Hello all,
In his new tutorial[1], Alex mentions that he believes that Dusk OS is an OS for
now rather than for the first stage of collapse. I have to say that I'm also
titillated by this idea and this makes me review my earlier stance with regards
to networking support in Dusk.
I've been looking at ethernet card datasheets lately and I also began reading
the TCP/IP guide by Kozierok (from No Starch Press). This all seems... doable.
Almost more doable than grokking NetBSD's code so that I know what I'd put on my
home router.
Because that's the whole underlying issue. I'd love to self-host in my basement
but I don't trust what I don't understand and exposing my home network to the
world is unnerving.
Wouldn't it be great if Dusk OS and Collapse OS websites were served by a PC
Engine Alix running Dusk? you bet it would :)
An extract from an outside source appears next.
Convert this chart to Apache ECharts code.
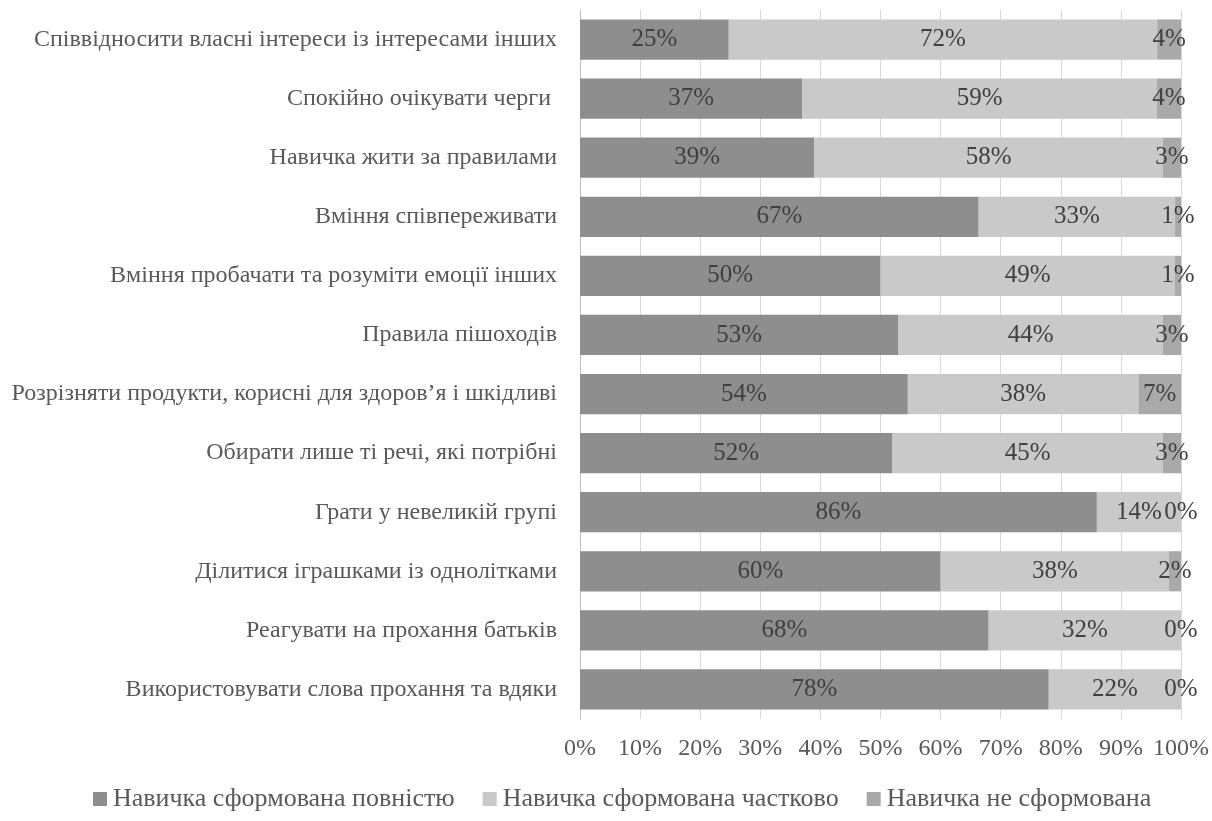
<!DOCTYPE html>
<html>
<head>
<meta charset="utf-8">
<script src="https://cdn.jsdelivr.net/npm/echarts@6/dist/echarts.min.js"></script>
<style>html,body{margin:0;padding:0;background:#fff}#c{width:1212px;height:821px}</style>
</head>
<body>
<div id="c"></div>
<script>
const categories = [
  "Співвідносити власні інтереси із інтересами інших",
  "Спокійно очікувати черги ",
  "Навичка жити за правилами",
  "Вміння співпереживати",
  "Вміння пробачати та розуміти емоції інших",
  "Правила пішоходів",
  "Розрізняти продукти, корисні для здоров’я і шкідливі",
  "Обирати лише ті речі, які потрібні",
  "Грати у невеликій групі",
  "Ділитися іграшками із однолітками",
  "Реагувати на прохання батьків",
  "Використовувати слова прохання та вдяки"
];
const seriesNames = ["Навичка сформована повністю", "Навичка сформована частково", "Навичка не сформована"];
const fully   = [25, 37, 39, 67, 50, 53, 54, 52, 86, 60, 68, 78];
const partly  = [72, 59, 58, 33, 49, 44, 38, 45, 14, 38, 32, 22];
const notYet  = [4, 4, 3, 1, 1, 3, 7, 3, 0, 2, 0, 0];
const colors = ["#8e8e8e", "#c9c9c9", "#a9a9a9"];
const tickLabels = ["0%","10%","20%","30%","40%","50%","60%","70%","80%","90%","100%"];

const raw = [fully, partly, notYet];
const totals = categories.map((_, i) => fully[i] + partly[i] + notYet[i]);
const FONT = "'Liberation Serif','Times New Roman',serif";

const series = raw.map((arr, s) => ({
  name: seriesNames[s],
  type: 'bar',
  stack: 'total',
  barCategoryGap: '32%',
  itemStyle: { color: colors[s] },
  label: {
    show: true,
    position: 'inside',
    color: '#404040',
    fontFamily: FONT,
    fontSize: 25,
    formatter: p => arr[p.dataIndex] + '%'
  },
  data: arr.map((v, i) => v / totals[i] * 100)
}));

const chart = echarts.init(document.getElementById('c'));
chart.setOption({
  animation: false,
  textStyle: { fontFamily: FONT },
  grid: { left: 580, right: 31, top: 10, bottom: 102 },
  xAxis: {
    type: 'value', min: 0, max: 100, interval: 10,
    axisLabel: { formatter: v => tickLabels[Math.round(v / 10)], color: '#595959', fontSize: 24, margin: 18, fontFamily: FONT },
    axisLine: { show: false }, axisTick: { show: false },
    splitLine: { lineStyle: { color: '#d9d9d9', width: 1 } }
  },
  yAxis: {
    type: 'category', inverse: true, data: categories,
    axisLabel: { color: '#595959', fontSize: 24, margin: 23, fontFamily: FONT },
    axisLine: { show: true, lineStyle: { color: '#bfbfbf' } },
    axisTick: { show: false }
  },
  legend: {
    top: 781, left: 88, icon: 'rect', itemWidth: 14, itemHeight: 14, itemGap: 28,
    textStyle: { color: '#595959', fontSize: 26, fontFamily: FONT, padding: [0, 0, 0, 1] },
    data: seriesNames
  },
  series
});
</script>
</body>
</html>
I know that what I've written above about NetBSD is completely crazy. It would
of course be less effort to learn enough about NetBSD to be able to trust it and
to use it in an effective manner than to write a whole TCP/IP+driver+http server
in Dusk. However, the former choice still implies a significant time investment
on a "technology branch" that I consider a dead end, that is the modern approach
to technology. The latter choice would be a lot more effort, but at least it
wouldn't be wasted.
And I have this other thought: what if Dusk's HAL[2] is inherently faster than C
code compiled by GCC? HAL code is a bit less convenient to write than C, but
it's still pretty okay, and Dusk makes it really easy to go back and forth
between Forth, C and HAL. So, I'm thinking, what if Dusk ends up having the
fastest HTTP server around? No C call convention overhead, no layer between user
code and driver code, you can hardly get more bare metal than that. What if the
idea caught on?
To be sure, I'm not about to start working on a new ethernet driver any time
soon because I want to keep my focus, but it's still ideas that circulate in my
mind.
But I think I'll try benchmarking HAL's speed compared to modern C some day
soon, just to see...
Regards,
Virgil
[1]: https://alexw.nyc/tech/duskos-1.html
[2]: and by that, I don't mean DuskCC, which I know compiled code that is much
less efficient code than "real" C compilers.